On the evening of June 22, 1912, Roosevelt asked his supporters to leave the Republican convention floor. Progressive Republicans reconvened at Chicago’s Orchestra Hall and endorsed formation of a national progressive party. The Progressive platform called for direct election of U.S. senators, women’s suffrage, tariff reduction, and sweeping social reforms including workers’ compensation, minimum wage laws, and regulation of corporations. The party attracted social reformers, labor advocates, and middle-class voters alienated by corporate control of the Republican establishment. In the November 1912 election, Roosevelt won 27.4 percent of the popular vote compared to Taft’s humiliating 23.2 percent—making Taft the only sitting president to finish third in a re-election bid. Roosevelt became the only third-party nominee to finish with a higher vote share than a major party nominee.

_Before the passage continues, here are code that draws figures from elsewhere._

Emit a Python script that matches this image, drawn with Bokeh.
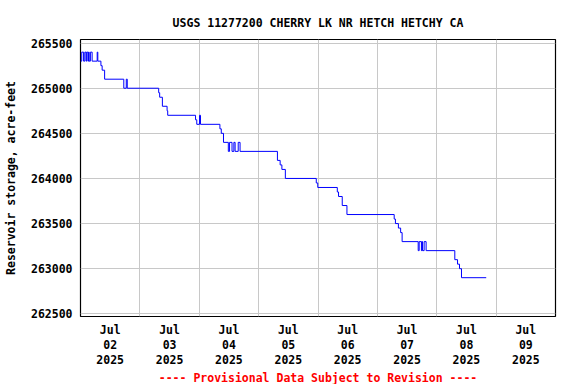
from bokeh.plotting import figure
from bokeh.models import FixedTicker, Title, Range1d
from bokeh.embed import file_html
from bokeh.resources import INLINE

# Change points of the step series: hours after Jul 02 2025 00:00, storage in acre-feet
hours = [0.0, 0.5, 1.25, 1.75, 2.25, 2.5, 3.0, 3.25, 3.5, 4.0,
         4.7, 6.75, 7.0, 8.25, 8.75, 9.75, 17.5, 18.5, 18.9, 31.6,
         32.0, 33.1, 35.0, 35.25, 46.5, 47.0, 48.1, 48.5, 56.35, 56.9,
         57.8, 59.75, 60.25, 61.25, 62.0, 62.5, 63.75, 64.5, 79.6, 80.7,
         81.4, 82.8, 95.3, 95.9, 103.8, 104.3, 105.8, 107.7, 126.8, 127.3,
         128.5, 129.4, 130.0, 136.5, 136.9, 137.8, 138.0, 138.25, 138.9, 139.7,
         151.3, 152.4, 153.2, 154.0, 164.0]
storage = [265300, 265400, 265300, 265400, 265300, 265400, 265300, 265400, 265300, 265400,
           265300, 265400, 265300, 265250, 265200, 265100, 265000, 265100, 265000, 264950,
           264900, 264800, 264750, 264700, 264650, 264600, 264700, 264600, 264550, 264500,
           264400, 264300, 264400, 264300, 264400, 264300, 264400, 264300, 264200, 264150,
           264100, 264000, 263950, 263900, 263850, 263800, 263700, 263600, 263550, 263500,
           263450, 263400, 263300, 263200, 263300, 263200, 263300, 263200, 263300, 263200,
           263100, 263050, 263000, 262900, 262900]

day_labels = ["Jul\n02\n2025", "Jul\n03\n2025", "Jul\n04\n2025", "Jul\n05\n2025",
              "Jul\n06\n2025", "Jul\n07\n2025", "Jul\n08\n2025", "Jul\n09\n2025"]
y_ticks = [262500, 263000, 263500, 264000, 264500, 265000, 265500]

title_text = "USGS 11277200 CHERRY LK NR HETCH HETCHY CA"
footer_text = "---- Provisional Data Subject to Revision ----"
y_label = "Reservoir storage, acre-feet"

FONT = "DejaVu Sans Mono"
FS = "11.5px"

days = [h / 24.0 for h in hours]

p = figure(width=576, height=384, output_backend="svg", toolbar_location=None,
           x_range=Range1d(0, 8), y_range=Range1d(262470, 265540),
           min_border_left=79, min_border_right=21, min_border_top=39, min_border_bottom=68)
p.background_fill_color = "white"
p.border_fill_color = "white"
p.outline_line_color = "black"
p.outline_line_width = 1.2

p.step(days, storage, mode="after", line_color="#0000ff", line_width=1)

# title
t = Title(text=title_text, align="center", text_font=FONT, text_font_size=FS,
          text_font_style="bold", text_color="black", standoff=19)
p.add_layout(t, "above")
p.title.visible = False

# footer
f = Title(text=footer_text, align="center", text_font=FONT, text_font_size=FS,
          text_font_style="bold", text_color="#ff0000", standoff=-4)
p.add_layout(f, "below")

# x axis: labels at noon of each day, grid at midnights
tick_pos = [i + 0.5 for i in range(len(day_labels))]
p.xaxis.ticker = FixedTicker(ticks=tick_pos)
p.xaxis.major_label_overrides = {tp: lab for tp, lab in zip(tick_pos, day_labels)}
p.xgrid.ticker = FixedTicker(ticks=list(range(1, len(day_labels))))

p.yaxis.ticker = FixedTicker(ticks=y_ticks)
p.ygrid.ticker = FixedTicker(ticks=y_ticks)
p.yaxis.formatter.use_scientific = False
p.yaxis.axis_label = y_label

for ax in (p.xaxis[0], p.yaxis[0]):
    ax.axis_line_color = None
    ax.major_tick_line_color = None
    ax.minor_tick_line_color = None
    ax.major_tick_out = 0
    ax.major_tick_in = 0
    ax.minor_tick_out = 0
    ax.minor_tick_in = 0
    ax.major_label_text_font = FONT
    ax.major_label_text_font_size = FS
    ax.major_label_text_font_style = "bold"
    ax.major_label_text_color = "black"
    ax.major_label_standoff = 8

p.xaxis.major_label_standoff = 6
p.xaxis.major_label_text_line_height = 1.1
p.yaxis.axis_label_text_font = FONT
p.yaxis.axis_label_text_font_size = FS
p.yaxis.axis_label_text_font_style = "bold"
p.yaxis.axis_label_text_color = "black"
p.yaxis.axis_label_standoff = 10

for g in (p.xgrid[0], p.ygrid[0]):
    g.grid_line_color = "#c8c8c8"
    g.grid_line_width = 1

open("out.html", "w").write(file_html(p, INLINE))
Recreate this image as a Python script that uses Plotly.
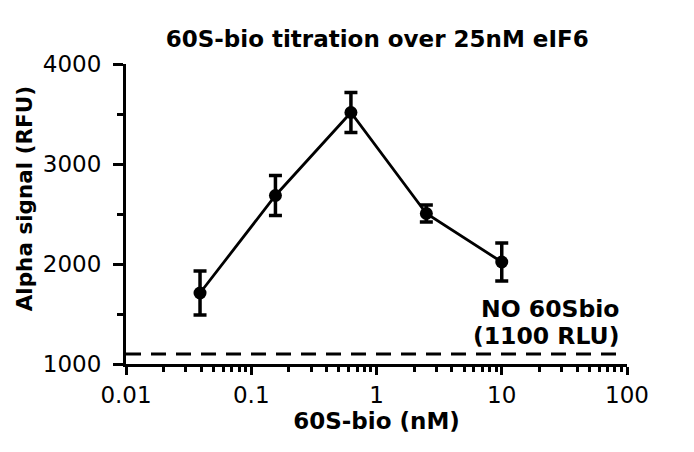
import plotly.graph_objects as go

# 60S-bio concentration (nM), 4-fold dilution
conc = [0.039, 0.156, 0.625, 2.5, 10]
signal = [1710, 2685, 3515, 2505, 2020]
err = [220, 200, 200, 85, 190]
no_60s = 1100  # background without 60S-bio

bold = 'DejaVu Sans'

fig = go.Figure()

fig.add_trace(go.Scatter(
    x=conc, y=signal, mode='lines+markers',
    line=dict(color='black', width=2.8),
    marker=dict(color='black', size=13),
    error_y=dict(type='data', array=err, visible=True,
                 color='black', thickness=3.5, width=6.5),
    showlegend=False))

# baseline without 60S-bio
fig.add_shape(type='line', xref='x', yref='y',
              x0=0.01, x1=95, y0=no_60s, y1=no_60s,
              line=dict(color='black', width=3, dash='15px,10px'))

fig.add_annotation(xref='paper', yref='paper', x=0.988, y=0.185,
                   xanchor='right', yanchor='middle',
                   text='<b>NO 60Sbio</b>', showarrow=False,
                   font=dict(family=bold, size=23.5, color='black'))
fig.add_annotation(xref='paper', yref='paper', x=0.988, y=0.095,
                   xanchor='right', yanchor='middle',
                   text='<b>(1100 RLU)</b>', showarrow=False,
                   font=dict(family=bold, size=23.5, color='black'))

# y axis title placed by hand (sits a little above the axis centre)
fig.add_annotation(xref='paper', yref='paper', x=-0.203, y=0.55,
                   xanchor='center', yanchor='middle', textangle=-90,
                   text='<b>Alpha signal (RFU)</b>', showarrow=False,
                   font=dict(family=bold, size=21.5, color='black'))

fig.update_layout(
    width=694, height=452,
    margin=dict(l=118, r=75, t=56, b=96),
    paper_bgcolor='white', plot_bgcolor='white',
    font=dict(family='DejaVu Sans', color='black'),
    title=dict(text='<b>60S-bio titration over 25nM eIF6</b>',
               x=0.532, xanchor='center', y=0.932, yanchor='middle',
               font=dict(family=bold, size=23)),
)

fig.update_xaxes(
    type='log', range=[-2, 2], dtick=1,
    showline=True, linecolor='black', linewidth=3,
    ticks='outside', ticklen=8, tickwidth=3, tickcolor='black',
    minor=dict(ticks='outside', ticklen=5, tickwidth=2.5, tickcolor='black',
               dtick='D1', showgrid=False),
    showgrid=False, zeroline=False,
    tickfont=dict(size=23),
    title=dict(text='<b>60S-bio (nM)</b>', font=dict(family=bold, size=23), standoff=2),
)

fig.update_yaxes(
    range=[1000, 4000], dtick=1000,
    showline=True, linecolor='black', linewidth=3,
    ticks='outside', ticklen=10, tickwidth=3, tickcolor='black',
    minor=dict(ticks='outside', ticklen=6, tickwidth=2.5, tickcolor='black',
               dtick=500, showgrid=False),
    showgrid=False, zeroline=False,
    tickfont=dict(size=23),
    ticklabelstandoff=7,
)

fig.write_html('out.html')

With the Republican vote split, Democrat Woodrow Wilson won handily with 41.8 percent of the popular vote and a vast electoral college majority. The Bull Moose Party collapsed in the 1914 midterms and died in 1916, but the Republican split delivered Wilson the presidency and enabled passage of the Federal Reserve Act (1913), Federal Trade Commission Act (1914), and Clayton Antitrust Act (1914). The episode revealed the vulnerability of progressive movements to institutional capture: even when reformers won primaries and popular support, party bosses aligned with corporate interests could override democratic outcomes through control of convention machinery. Roosevelt’s decision to leave the Republican Party, rather than continue fighting for its transformation, also demonstrated the limits of third-party challenges—the Progressive Party’s quick collapse showed that without capturing a major party’s infrastructure, reform movements face insurmountable structural barriers in America’s two-party system.